Daraus ist mit dem Oberbundesanwalt weiter zu schließen, daß zu einem Erlaß nach § 33 GrStG nur solche Ertragsminderungen führen können, die von erkennbar vorübergehender Natur sind. Wirft ein Grundstück auf Dauer einen geringeren Ertrag ab als andere Grundstücke, müssen Umstände gegeben sein, die die Situation dieses Grundstücks nicht als im Vergleich zu den anderen Grundstücken atypisch erscheinen, sondern die auf seine abweichende Beschaffenheit schließen lassen. "Minderungen" dieser Art führen nicht zur Anwendbarkeit des § 33 GrStG; ihnen muß vielmehr in der Ebene der Bewertung Rechnung getragen werden (vgl. § 88 BewG).

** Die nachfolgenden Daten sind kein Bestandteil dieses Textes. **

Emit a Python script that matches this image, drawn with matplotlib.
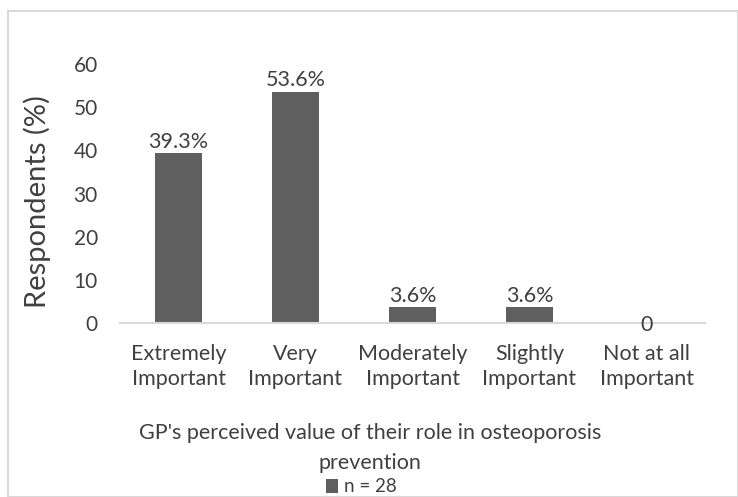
import matplotlib
matplotlib.use("Agg")
import matplotlib.pyplot as plt
from matplotlib.patches import Rectangle

categories = ["Extremely\nImportant", "Very\nImportant", "Moderately\nImportant", "Slightly\nImportant", "Not at all\nImportant"]
values = [39.3, 53.6, 3.6, 3.6, 0]
labels = ["39.3%", "53.6%", "3.6%", "3.6%", "0"]
yticks = [0, 10, 20, 30, 40, 50, 60]

plt.rcParams['font.family'] = ['Lato', 'DejaVu Sans']
txt = '#404040'
bar_c = '#5f5f5f'

fig = plt.figure(figsize=(7.38, 4.97), dpi=100)
fig.patches.append(Rectangle((8/738, 0), 730/738, 1 - 11/497, transform=fig.transFigure,
                             fill=False, edgecolor='#d9d9d9', linewidth=1.5))
ax = fig.add_axes([120/738, 1 - 323/497, 585/738, 259/497])
x = list(range(len(categories)))
bars = ax.bar(x, values, width=0.40, color=bar_c)
for xi, v, l in zip(x, values, labels):
    if v == 0:
        ax.text(xi, v - 0.4, l, ha='center', va='center', fontsize=15.5, color=txt)
    else:
        ax.text(xi, v + 0.3, l, ha='center', va='bottom', fontsize=15.5, color=txt)
ax.set_xlim(-0.5, len(categories) - 0.5)
ax.set_ylim(0, 60)
ax.set_yticks(yticks)
ax.set_xticks(x)
ax.set_xticklabels(categories, fontsize=15.5, color=txt, linespacing=1.35)
ax.tick_params(axis='y', labelsize=15, labelcolor=txt, length=0, pad=16)
ax.tick_params(axis='x', length=0, pad=15)
for s in ['top', 'right', 'left']:
    ax.spines[s].set_visible(False)
ax.spines['bottom'].set_color('#d9d9d9')
ax.spines['bottom'].set_linewidth(1.5)
ax.set_ylabel("Respondents (%)", fontsize=21, color=txt)
ax.yaxis.set_label_coords(-0.118, 0.47)
fig.text(370/738, 1 - 448/497, "GP's perceived value of their role in osteoporosis\nprevention",
         ha='center', va='center', fontsize=15.5, color=txt, linespacing=1.6)
leg = ax.legend([bars], ["n = 28"], loc='center', bbox_to_anchor=(361/738, 1 - 487/497),
                bbox_transform=fig.transFigure, frameon=False, fontsize=13.5,
                handlelength=0.65, handleheight=0.8, handletextpad=0.3, labelcolor=txt,
                borderpad=0)
fig.savefig("out.png", dpi=100)
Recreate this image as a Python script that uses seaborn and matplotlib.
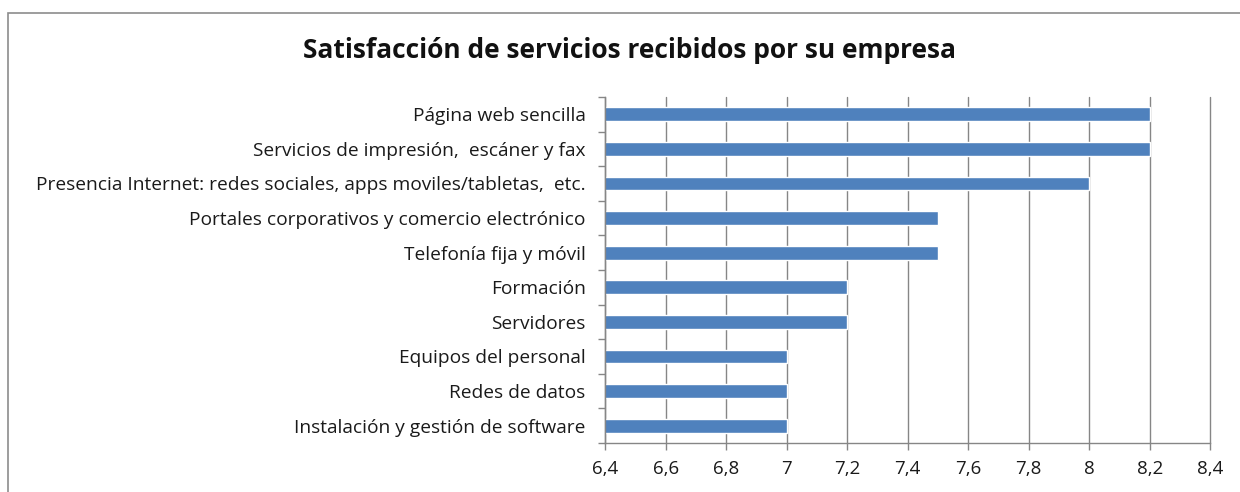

Ob dem angefochtenen Beschluß - überhaupt oder doch jedenfalls im Kern - die vorstehend dargelegte Rechtsauffassung zugrunde liegt oder nicht, ist nicht verläßlich erkennbar. Dem braucht jedoch nicht weiter nachgegangen zu werden. Der Beschluß läßt sich nämlich entweder aus materiell-rechtlichen oder aus verfahrensrechtlichen Gründen nicht halten: Die Entscheidungserheblichkeit dessen, was anderweit an Ertrag erzielt wird und angesichts dessen "üblich" ist, erfordert eine entsprechende Sachaufklärung. Sollte das Berufungsgericht diese Aufklärung unterlassen haben, weil es gemeint hat, daß es darauf nach der Rechtslage nicht ankomme, verstieße der Beschluß gegen § 33 GrStG. Sollte die Aufklärung hingegen unterblieben sein, obgleich auch das Berufungsgericht diesen Punkt für entscheidungserheblich hielt, wäre § 86 Abs. 1 Satz 1 VwGO verletzt.

Denn unter dieser Voraussetzung mußte sich dem Berufungsgericht - ganz unabhängig übrigens davon, daß der Kläger um eine solche Beweisaufnahme ausdrücklich nachgesucht hat - die Erforderlichkeit einer weiteren Aufklärung aufdrängen. Dem erkennenden Senat ist nichts ersichtlich, was eine andere Sachbehandlung rechtfertigen könnte. Die im angefochtenen Beschluß enthaltene Behauptung, daß sich der vom Kläger erzielte Ertrag mit dem marktüblichen Ertrag decke, geht ohne bestätigende Tatsachen weit über das hinaus, was nach dem Gesagten gestattet, den jeweils erzielten Ertrag als Ausgangspunkt der Beurteilung anzusetzen. Ebensowenig überzeugt die weitere Erwägung, für "die Ortsüblichkeit dieser Miete" spreche "auch, daß nach den Ausführungen des Klägers in absehbarer Zeit nicht damit gerechnet werden kann, einen höheren Mietzins zu erzielen". Diese Erwägung erweist sich bereits deshalb als nicht tragfähig, weil das Berufungsgericht anzugeben unterläßt, welche Ausführungen des Klägers mit diesen Worten gewürdigt werden. In der Akte findet sich keine in dieser Weise verwertbare Einlassung. Die im Schreiben des Steuerberaters des Klägers vom 25. Juli 1985 enthaltene Wendung, daß "ein wesentlicher Verfall der Mieten" eingetreten sei, und ebenso das Vorbringen im Schriftsatz vom 30. März 1988, daß sich "der Markt hinsichtlich der Vermietung eines derartigen Gewerbeobjekts [ge]ändert" habe, besagen nach ihrem Zusammenhang nicht das, was das Berufungsgericht an vermeintlichen Ausführungen des Klägers zugrunde legt.